La question mérite d’autant plus d’être posée si nous regardons les soutiens de cette initiative : à côté des subventions publiques de toutes les collectivités territoriales incluant le lieu du spectacle, nous avons en bonne place le « Fonds du Bien Commun », « acteur majeur de la philanthropie française » (sic), pièce centrale de l’empire du milliardaire, français et néanmoins exilé fiscal en Belgique, Pierre-Edouard Stérin, mécène du Rassemblement National et coach national de la formation des élus d’extrême droite.
Et bien entendu, partisan de l’enseignement privé religieux où il a lancé l’association Excellence ruralité, qui entend prospérer dans les zones rurales où le gouvernement ferme les écoles publiques, pour « incuber les écoles libres » afin de former des « hommes debout » à même de redresser la « France éternelle, guidée par », etc. Telle les vautours, Excellence ruralité prospecte dans le Cher, la Saône-et-Loire : bientôt l’Allier ?
Une figure clef du financement et du management de l’extrême droite.
Un cousin idéologique de cet autre catholique tendance Opus Dei qu’est le vice-président américain J.D. Vance …
Résumons : les fonds publics servent à une entreprise sponsorisée par des forces politico-financières d’extrême droite, qui nous préparent un gloubi-boulga inquiétant passant pour un joli spectacle (hé oui, il y aura du son et des couleurs …) mais avec un contenu, explicite ou implicite, visant à rétablir cette imaginaire France éternelle, pure et providentielle …

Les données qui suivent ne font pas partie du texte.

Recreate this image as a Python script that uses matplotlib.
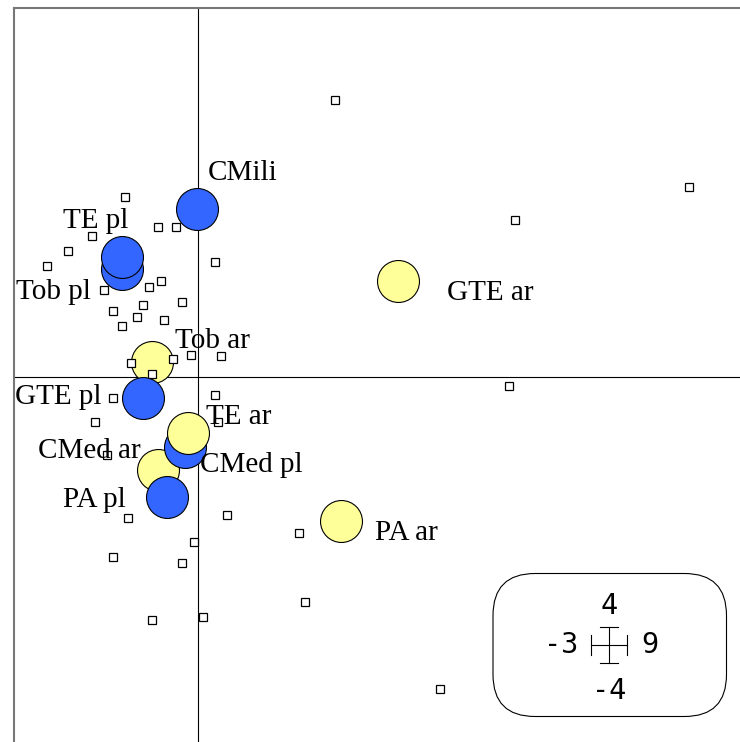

Apparemment l’ensemble des collectivités locales contributives (avec nos impôts) n’y ont vu que du feu, ce qui questionne sur l’état de l’instruction publique, non parmi la jeunesse, mais parmi nos édiles !
N’est-il pas temps que les citoyens éclairés de toutes opinions, attachés à la République laïque, se manifestent ?
Pour la FSU Allier, Vincent Présumey.